The U.S. Court of Appeals for the Federal Circuit recently affirmed a district court's determination that a patent did not qualify as an enabling prior art reference and, therefore, was insufficient to support an anticipation rejection. Impax Laboratories, Inc. v. Aventis Pharmaceuticals Inc., Case No. 07-1513 (Fed. Cir. Oct. 3, 2008)(Rader J.)

The patent-in-suit, which is owned by Aventis Pharmaceuticals Inc., relates to the use of riluzole to treat amyotrophic lateral sclerosis (ALS or Lou Gehrig's disease). Aventis markets riluzole under the trade name RILUTEK.

Impax Laboratories, Inc. filed an Abbreviated New Drug Application (ANDA) with the FDA seeking approval to market generic riluzole tablets. One year later, Impax sued Aventis for a declaratory judgment that Impax did not infringe, induce infringement of or contribute to the infringement of the Aventis patent. In its suit, Impax alleged that the patent was invalid as anticipated and unenforceable.

After a bench trial, the district court determined that Impax did not prove that the patent was unenforceable due to inequitable conduct or that the asserted claims of the patent were anticipated by the prior art.

Impax appealed that determination to the Federal Circuit, which affirmed-in-part, vacated-in-part and remanded to the district court. On remand, the trial court was advised to consider whether the prior art patent enables a person of ordinary skill in the art to treat ALS with riluzole and thus qualified as enabling prior art.

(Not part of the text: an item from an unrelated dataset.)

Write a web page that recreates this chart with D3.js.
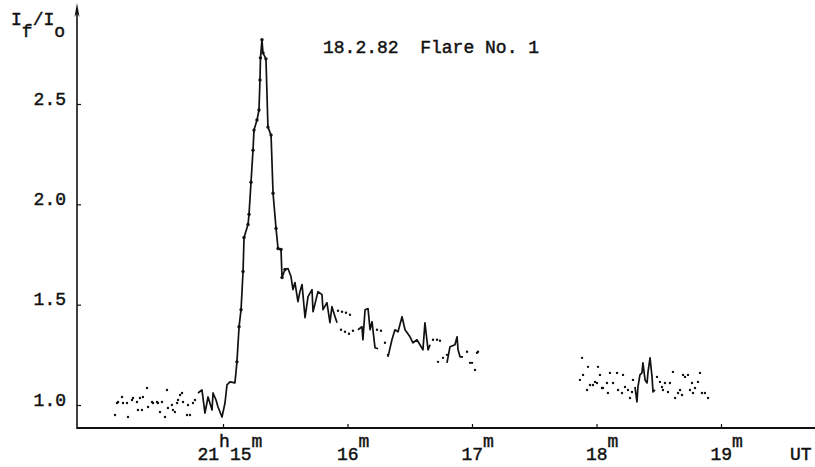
<!DOCTYPE html>
<html>
<head>
<meta charset="utf-8">
<script src="https://cdnjs.cloudflare.com/ajax/libs/d3/7.8.5/d3.min.js"></script>
<style>
  body { margin: 0; background: #fff; }
  text { font-family: "Liberation Mono", "Courier New", monospace; fill: #111; stroke: #111; stroke-width: 0.45px; }
</style>
</head>
<body>
<script>
// time in minutes after 21h UT, value = If/Io

// solid curve: pre-flare, flare and decay
const flareT = [14.799, 14.831, 14.855, 14.880, 14.912, 14.920, 14.944, 14.960, 14.992, 15.016,
  15.032, 15.056, 15.096, 15.112, 15.129, 15.145, 15.161, 15.169, 15.201, 15.209,
  15.225, 15.241, 15.249, 15.273, 15.289, 15.297, 15.301, 15.313, 15.321, 15.345,
  15.361, 15.386, 15.402, 15.426, 15.442, 15.466, 15.474, 15.498, 15.522, 15.546,
  15.562, 15.578, 15.602, 15.618, 15.635, 15.659, 15.683, 15.715, 15.723, 15.763,
  15.795, 15.803, 15.835, 15.859, 15.875, 15.900, 15.916]
const flareV = [1.060, 1.075, 0.960, 1.040, 0.975, 1.060, 1.025, 0.990, 0.940, 1.010,
  1.100, 1.115, 1.110, 1.215, 1.390, 1.475, 1.665, 1.835, 1.900, 1.950,
  2.110, 2.270, 2.370, 2.420, 2.470, 2.620, 2.730, 2.820, 2.755, 2.725,
  2.385, 2.345, 2.055, 1.880, 1.780, 1.775, 1.635, 1.675, 1.680, 1.640,
  1.575, 1.610, 1.515, 1.565, 1.600, 1.435, 1.540, 1.575, 1.465, 1.565,
  1.550, 1.475, 1.510, 1.410, 1.490, 1.440, 1.410]

const seg2T = [16.084, 16.116, 16.124, 16.141, 16.165, 16.181, 16.197, 16.221, 16.245]
const seg2V = [1.375, 1.390, 1.325, 1.475, 1.480, 1.375, 1.415, 1.285, 1.280]

const seg3T = [16.325, 16.357, 16.381, 16.406, 16.438, 16.462, 16.502, 16.526, 16.558, 16.582,
  16.606, 16.622, 16.647, 16.663]
const seg3V = [1.240, 1.325, 1.375, 1.365, 1.440, 1.375, 1.340, 1.310, 1.325, 1.300,
  1.275, 1.410, 1.275, 1.300]

const seg4T = [16.799, 16.823, 16.863, 16.880, 16.888, 16.904, 16.928]
const seg4V = [1.210, 1.290, 1.300, 1.340, 1.275, 1.240, 1.240]

const lateSpikeT = [18.309, 18.325, 18.333, 18.349, 18.365, 18.373, 18.390, 18.406, 18.414, 18.430,
  18.446, 18.454, 18.470]
const lateSpikeV = [1.090, 1.015, 1.090, 1.150, 1.160, 1.210, 1.125, 1.110, 1.165, 1.235,
  1.140, 1.065, 1.075]

// dotted points
const preDotsT = [14.133, 14.149, 14.157, 14.189, 14.197, 14.229, 14.237, 14.269, 14.277, 14.309,
  14.317, 14.333, 14.349, 14.357, 14.390, 14.398, 14.430, 14.438, 14.470, 14.478,
  14.494, 14.510, 14.534, 14.550, 14.558, 14.590, 14.598, 14.614, 14.631, 14.639,
  14.655, 14.671, 14.679, 14.711, 14.719, 14.735, 14.759, 14.775]
const preDotsV = [0.950, 1.010, 1.015, 1.040, 1.010, 1.010, 0.940, 1.025, 1.035, 1.015,
  0.975, 1.035, 0.975, 1.040, 1.085, 0.990, 1.015, 1.010, 1.015, 1.010,
  0.965, 1.015, 0.940, 1.075, 0.985, 1.000, 0.975, 0.965, 1.010, 1.025,
  1.050, 1.060, 1.015, 0.950, 1.000, 0.950, 1.010, 1.025]

const decayDotsT = [15.924, 15.956, 15.988, 16.020, 15.948, 15.980, 16.012, 16.044,
  16.237, 16.269, 16.301, 16.325,
  16.687, 16.719, 16.743, 16.727, 16.767, 16.799,
  16.960, 16.984, 17.000, 17.024, 17.040, 17.048]
const decayDotsV = [1.470, 1.465, 1.460, 1.450, 1.375, 1.365, 1.355, 1.370,
  1.375, 1.370, 1.310, 1.250,
  1.325, 1.325, 1.320, 1.215, 1.235, 1.250,
  1.265, 1.210, 1.210, 1.175, 1.260, 1.265]

const lateDotsT = [17.867, 17.884, 17.892, 17.924, 17.932, 17.948, 17.972, 17.988, 18.004, 18.012,
  18.028, 18.044, 18.052, 18.084, 18.092, 18.108, 18.133, 18.165, 18.173, 18.205,
  18.213, 18.229, 18.253, 18.269, 18.285, 18.293,
  18.486, 18.510, 18.526, 18.534, 18.550, 18.574, 18.590, 18.614, 18.631, 18.655,
  18.671, 18.687, 18.695, 18.711, 18.735, 18.751, 18.767, 18.775, 18.791, 18.815,
  18.831, 18.847, 18.871, 18.896]
const lateDotsV = [1.125, 1.235, 1.150, 1.075, 1.190, 1.100, 1.100, 1.115, 1.110, 1.190,
  1.150, 1.085, 1.085, 1.110, 1.060, 1.160, 1.110, 1.160, 1.075, 1.060,
  1.150, 1.090, 1.075, 1.035, 1.065, 1.125,
  1.140, 1.115, 1.090, 1.075, 1.110, 1.065, 1.110, 1.165, 1.035, 1.060,
  1.075, 1.050, 1.150, 1.140, 1.150, 1.075, 1.110, 1.060, 1.085, 1.115,
  1.160, 1.060, 1.060, 1.035]

const yTicks = [1.0, 1.5, 2.0, 2.5]
const xTicks = [15, 16, 17, 18, 19]

const width = 815
const height = 467

const svg = d3.select("body").append("svg")
  .attr("width", width)
  .attr("height", height)

const x = d3.scaleLinear().domain([15, 19]).range([223, 721])
const y = d3.scaleLinear().domain([1, 2.5]).range([405, 104])

const axisX = 77
const axisY = 428

// y axis
const yAxis = d3.axisLeft(y)
  .tickValues(yTicks)
  .tickFormat(d3.format(".1f"))
  .tickSize(-4)
  .tickPadding(11)

const yG = svg.append("g")
  .attr("transform", `translate(${axisX},0)`)
  .call(yAxis)
yG.select(".domain").remove()
yG.selectAll("line").attr("stroke", "#111").attr("stroke-width", 1.2)
yG.selectAll("text")
  .attr("dy", "0")
  .style("font-size", "18px")
  .style("font-family", null)

svg.append("line")
  .attr("x1", axisX).attr("x2", axisX)
  .attr("y1", 8).attr("y2", axisY + 1)
  .attr("stroke", "#111").attr("stroke-width", 1.6)

svg.append("path")
  .attr("d", `M${axisX},3 L${axisX - 2.5},17 L${axisX},13 L${axisX + 2.5},17 Z`)
  .attr("fill", "#111")

// x axis
const xAxis = d3.axisBottom(x)
  .tickValues(xTicks)
  .tickSize(-4)
  .tickFormat("")

const xG = svg.append("g")
  .attr("transform", `translate(0,${axisY})`)
  .call(xAxis)
xG.select(".domain").remove()
xG.selectAll("line").attr("stroke", "#111").attr("stroke-width", 1.2)

svg.append("line")
  .attr("x1", axisX).attr("x2", width)
  .attr("y1", axisY).attr("y2", axisY)
  .attr("stroke", "#111").attr("stroke-width", 2)

xG.selectAll(".tick").each(function (d) {
  const t = d3.select(this).append("text")
    .attr("y", 32)
    .attr("text-anchor", "start")
    .style("font-size", "18px")
  if (d === 15) {
    t.attr("x", -26)
    t.append("tspan").text("21")
    t.append("tspan").attr("dy", -13).text("h")
    t.append("tspan").attr("dy", 13).text("15")
    t.append("tspan").attr("dy", -13).text("m")
  } else {
    t.attr("x", -11)
    t.append("tspan").text(String(d))
    t.append("tspan").attr("dy", -13).text("m")
  }
})

svg.append("text")
  .attr("x", 790).attr("y", axisY + 32)
  .style("font-size", "18px")
  .text("UT")

// y label  If/Io
const yl = svg.append("text")
  .attr("x", 11).attr("y", 25)
  .style("font-size", "18px")
yl.append("tspan").text("I")
yl.append("tspan").attr("dy", 12).text("f")
yl.append("tspan").attr("dy", -12).text("/I")
yl.append("tspan").attr("dy", 12).text("o")

// title
svg.append("text")
  .attr("x", 323).attr("y", 53)
  .style("font-size", "18px")
  .attr("xml:space", "preserve")
  .style("white-space", "pre")
  .text("18.2.82  Flare No. 1")

// data
const line = d3.line().x(d => x(d[0])).y(d => y(d[1]))

const solids = [
  d3.zip(flareT, flareV),
  d3.zip(seg2T, seg2V),
  d3.zip(seg3T, seg3V),
  d3.zip(seg4T, seg4V),
  d3.zip(lateSpikeT, lateSpikeV)
]

svg.append("g").selectAll("path")
  .data(solids)
  .enter()
  .append("path")
  .attr("d", line)
  .attr("fill", "none")
  .attr("stroke", "#111")
  .attr("stroke-width", 1.7)
  .attr("stroke-linejoin", "round")

svg.append("g").selectAll("circle")
  .data(d3.zip(flareT, flareV).filter(d => d[0] > 15.1 && d[0] < 15.5))
  .enter()
  .append("circle")
  .attr("cx", d => x(d[0]))
  .attr("cy", d => y(d[1]))
  .attr("r", 1.7)
  .attr("fill", "#111")

const dots = d3.zip(preDotsT, preDotsV)
  .concat(d3.zip(decayDotsT, decayDotsV))
  .concat(d3.zip(lateDotsT, lateDotsV))

svg.append("g").selectAll("circle")
  .data(dots)
  .enter()
  .append("circle")
  .attr("cx", d => x(d[0]))
  .attr("cy", d => y(d[1]))
  .attr("r", 1.2)
  .attr("fill", "#111")
</script>
</body>
</html>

On remand, the district court found that because the prior art patent disclosed a formula encompassing hundreds or thousands of compounds for the treatment of several diseases, excessive experimentation would have been required to use riluzole to treat ALS. In addition, the district court determined that nothing in the prior art patent directed one skilled in the to recognize that riluzole could be used to treat ALS, rejecting Impax's assertion that "the mere mention of riluzole is sufficient to put one skilled in the art in the possession of the claimed invention." Pursuant to Federal Circuit precedent, once an infringer has met the burden of showing a prior art reference anticipatory, such anticipating prior art is presumed enabling, shifting the burden to the patent holder, who "may overcome that presumption with persuasive evidence showing that the prior art patent does not enable the claimed invention."

In the second appeal, the patentee met that burden with persuasive evidence that the prior art patent did not enable the claimed invention, stating that each component of the claimed invention would require undue experimentation based on the teachings of the prior art patent. Because the district court did not err in finding the prior art patent to be non-enabling, the Federal Circuit also found that the district court had correctly determined that the prior art patent did not anticipate the asserted claims of the patent-in-suit.